14. Dynamic and Expandable. As an online reference work, EOA can grow in size and scope and errors can be corrected. Moreover, new topical areas can be added over time, making the goal of creating a comprehensive reference source feasible.
15. Open. EOA should be freely available without a subscription fee to anyone with access to the World Wide Web.
16. Based on Open Data Standards. The data structure for the content of EOA should be based on open data standards that permit the migration of content from one proprietary platform to another and allow presentation of the content in a variety of formats.
17. Takes Full Advantage of the Digital, Online Format. EOA should not be a digital version of a printed encyclopedia; it should be conceived, designed, and developed as an online product that integrates text, images, audio, video, and graphics into a seamless, interactive reference work.

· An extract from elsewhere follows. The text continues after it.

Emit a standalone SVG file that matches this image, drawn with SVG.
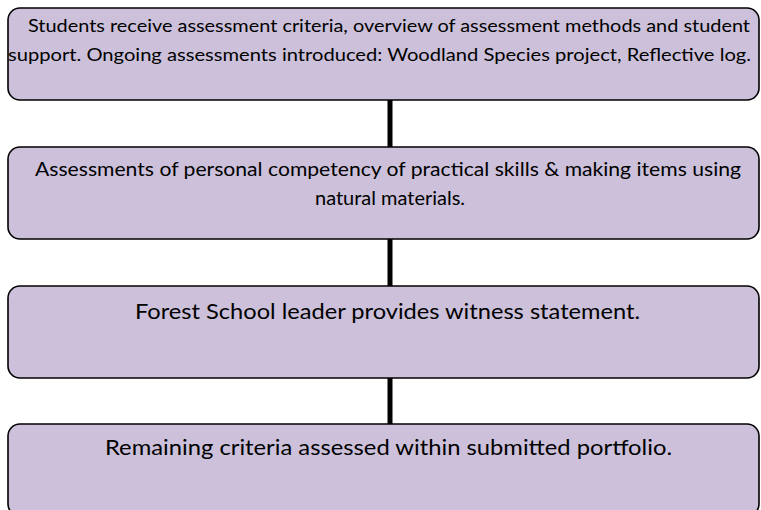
<svg xmlns="http://www.w3.org/2000/svg" width="761" height="510" viewBox="0 0 761 510">
<style>
.box{fill:#CCC0DA;stroke:#000;stroke-width:1.6}
.t{font-family:Lato,"Noto Sans","DejaVu Sans",sans-serif;fill:#000}
.s1{font-size:17px}
.s2{font-size:19.5px}
.s3{font-size:21.5px}
.c{stroke:#000;stroke-width:5;fill:none}
</style>
<rect width="761" height="510" fill="#fff"/>
<g id="connectors">
<line class="c" x1="390" y1="100" x2="390" y2="147"/>
<line class="c" x1="390" y1="239" x2="390" y2="286"/>
<line class="c" x1="390" y1="378" x2="390" y2="424"/>
</g>
<g id="node1">
<rect class="box" x="8" y="8" width="751" height="92" rx="12"/>
<text class="t s1" x="28" y="32" textLength="722" lengthAdjust="spacingAndGlyphs">Students receive assessment criteria, overview of assessment methods and student</text>
<text class="t s1" x="8" y="61" textLength="743" lengthAdjust="spacingAndGlyphs">support. Ongoing assessments introduced: Woodland Species project, Reflective log.</text>
</g>
<g id="node2">
<rect class="box" x="8" y="147" width="751" height="92" rx="12"/>
<text class="t s2" x="35" y="176" textLength="706" lengthAdjust="spacingAndGlyphs">Assessments of personal competency of practical skills &amp; making items using</text>
<text class="t s2" x="390" y="205" text-anchor="middle" textLength="150" lengthAdjust="spacingAndGlyphs">natural materials.</text>
</g>
<g id="node3">
<rect class="box" x="8" y="286" width="751" height="92" rx="12"/>
<text class="t s3" x="135" y="319" textLength="505" lengthAdjust="spacingAndGlyphs">Forest School leader provides witness statement.</text>
</g>
<g id="node4">
<rect class="box" x="8" y="424" width="751" height="92" rx="12"/>
<text class="t s3" x="105" y="455" textLength="567" lengthAdjust="spacingAndGlyphs">Remaining criteria assessed within submitted portfolio.</text>
</g>
</svg>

18. Uses Metadata Standards to Facilitate Searching and Data Exchange. EOA must be based on declared metadata standards that will make its content accessible to users and facilitate the exchange of data with other online projects. (In recent years humanities scholars have come to understand the value of metadata for digital publications. Simply put, metadata is "data about data." A card catalog is an example of non-digital metadata; it provides structured information about the "data" in the library, its books. Without the card catalog's metadata [or its digital equivalent, the online catalog], a library's resources would be difficult to use. A variety of standards exist for metadata structure and metadata content.)
19. Governed by an Advisory Council. An independent Advisory Council—consisting of representatives from each of the principal partners and four additional members representing statewide organizations, agencies, or institutions with a stake in the EOA project—should govern EOA. The Advisory Council will approve policies and procedures, create any boards, groups, or committees it deems necessary for the good of the project (e.g. editorial board, advisory board, fund-raising committee, etc.), and approve the appointment of the editorial and technical staff assigned to execute the project.